>> begin Source data

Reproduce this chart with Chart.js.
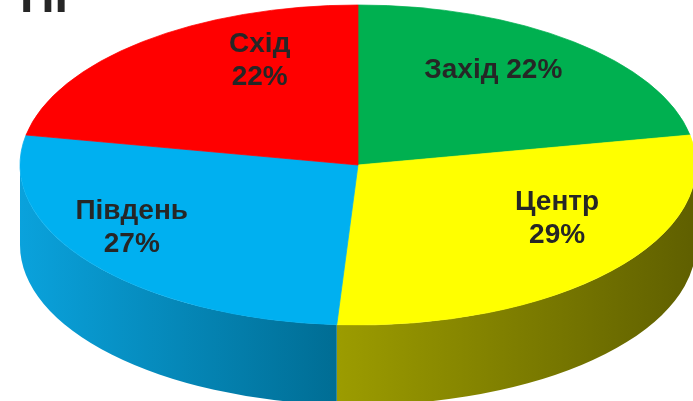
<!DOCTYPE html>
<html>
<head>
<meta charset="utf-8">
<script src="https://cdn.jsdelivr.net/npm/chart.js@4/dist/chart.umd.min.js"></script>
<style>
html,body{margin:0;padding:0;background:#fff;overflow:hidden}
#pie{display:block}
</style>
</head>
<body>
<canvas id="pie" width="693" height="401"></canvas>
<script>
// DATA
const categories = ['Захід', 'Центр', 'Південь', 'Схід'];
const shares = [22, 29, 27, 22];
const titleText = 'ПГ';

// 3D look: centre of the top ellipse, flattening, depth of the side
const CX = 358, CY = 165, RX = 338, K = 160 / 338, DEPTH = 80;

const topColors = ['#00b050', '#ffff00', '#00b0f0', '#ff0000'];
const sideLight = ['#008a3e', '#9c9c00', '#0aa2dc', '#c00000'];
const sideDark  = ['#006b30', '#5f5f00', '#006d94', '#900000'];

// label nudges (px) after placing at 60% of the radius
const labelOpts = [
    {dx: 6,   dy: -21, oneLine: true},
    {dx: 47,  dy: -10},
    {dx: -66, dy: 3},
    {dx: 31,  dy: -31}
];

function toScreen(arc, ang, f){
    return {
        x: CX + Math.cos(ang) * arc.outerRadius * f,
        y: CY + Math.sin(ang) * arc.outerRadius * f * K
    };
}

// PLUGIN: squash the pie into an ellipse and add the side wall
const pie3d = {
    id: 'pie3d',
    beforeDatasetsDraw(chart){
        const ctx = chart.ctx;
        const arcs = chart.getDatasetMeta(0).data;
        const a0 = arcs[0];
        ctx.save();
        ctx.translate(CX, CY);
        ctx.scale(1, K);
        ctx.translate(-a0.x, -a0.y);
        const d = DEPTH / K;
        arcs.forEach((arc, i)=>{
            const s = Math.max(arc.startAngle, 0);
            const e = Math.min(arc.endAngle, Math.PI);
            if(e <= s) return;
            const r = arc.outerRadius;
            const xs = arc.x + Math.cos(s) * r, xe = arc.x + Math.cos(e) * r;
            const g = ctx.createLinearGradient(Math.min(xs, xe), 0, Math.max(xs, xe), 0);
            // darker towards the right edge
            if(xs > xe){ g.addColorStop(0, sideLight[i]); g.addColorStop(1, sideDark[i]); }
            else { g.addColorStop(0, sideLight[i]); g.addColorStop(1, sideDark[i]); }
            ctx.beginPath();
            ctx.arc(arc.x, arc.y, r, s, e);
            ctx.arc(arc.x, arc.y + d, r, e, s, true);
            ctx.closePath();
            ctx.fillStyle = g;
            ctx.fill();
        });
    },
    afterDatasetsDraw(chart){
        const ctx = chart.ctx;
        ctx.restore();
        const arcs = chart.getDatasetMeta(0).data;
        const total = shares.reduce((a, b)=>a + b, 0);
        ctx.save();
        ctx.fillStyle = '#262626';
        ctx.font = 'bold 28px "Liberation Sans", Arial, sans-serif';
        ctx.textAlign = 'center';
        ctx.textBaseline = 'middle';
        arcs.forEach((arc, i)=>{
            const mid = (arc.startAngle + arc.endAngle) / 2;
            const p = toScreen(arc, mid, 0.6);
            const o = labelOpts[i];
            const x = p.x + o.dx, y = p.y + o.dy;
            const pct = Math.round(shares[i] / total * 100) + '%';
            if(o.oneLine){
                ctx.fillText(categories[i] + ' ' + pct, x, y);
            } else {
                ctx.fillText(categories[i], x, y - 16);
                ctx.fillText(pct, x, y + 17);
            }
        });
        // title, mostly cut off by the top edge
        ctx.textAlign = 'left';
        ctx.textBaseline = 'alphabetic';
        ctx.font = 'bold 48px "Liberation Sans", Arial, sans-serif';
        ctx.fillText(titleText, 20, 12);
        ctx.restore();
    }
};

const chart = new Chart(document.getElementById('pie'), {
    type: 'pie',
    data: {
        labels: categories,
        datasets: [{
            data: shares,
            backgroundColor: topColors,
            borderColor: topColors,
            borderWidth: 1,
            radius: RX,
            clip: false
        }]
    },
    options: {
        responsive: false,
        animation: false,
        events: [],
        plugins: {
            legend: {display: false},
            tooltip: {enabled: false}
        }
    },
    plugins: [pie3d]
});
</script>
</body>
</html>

>> end Source data

# [Written exercise]
Find the word "chart" in the data and show each line that holds it.

# [Solved problem]
Reproduce this chart with Chart.js.
<script src="https://cdn.jsdelivr.net/npm/chart.js@4/dist/chart.umd.min.js"></script>
    beforeDatasetsDraw(chart){
        const ctx = chart.ctx;
        const arcs = chart.getDatasetMeta(0).data;
    afterDatasetsDraw(chart){
        const ctx = chart.ctx;
        const arcs = chart.getDatasetMeta(0).data;
const chart = new Chart(document.getElementById('pie'), {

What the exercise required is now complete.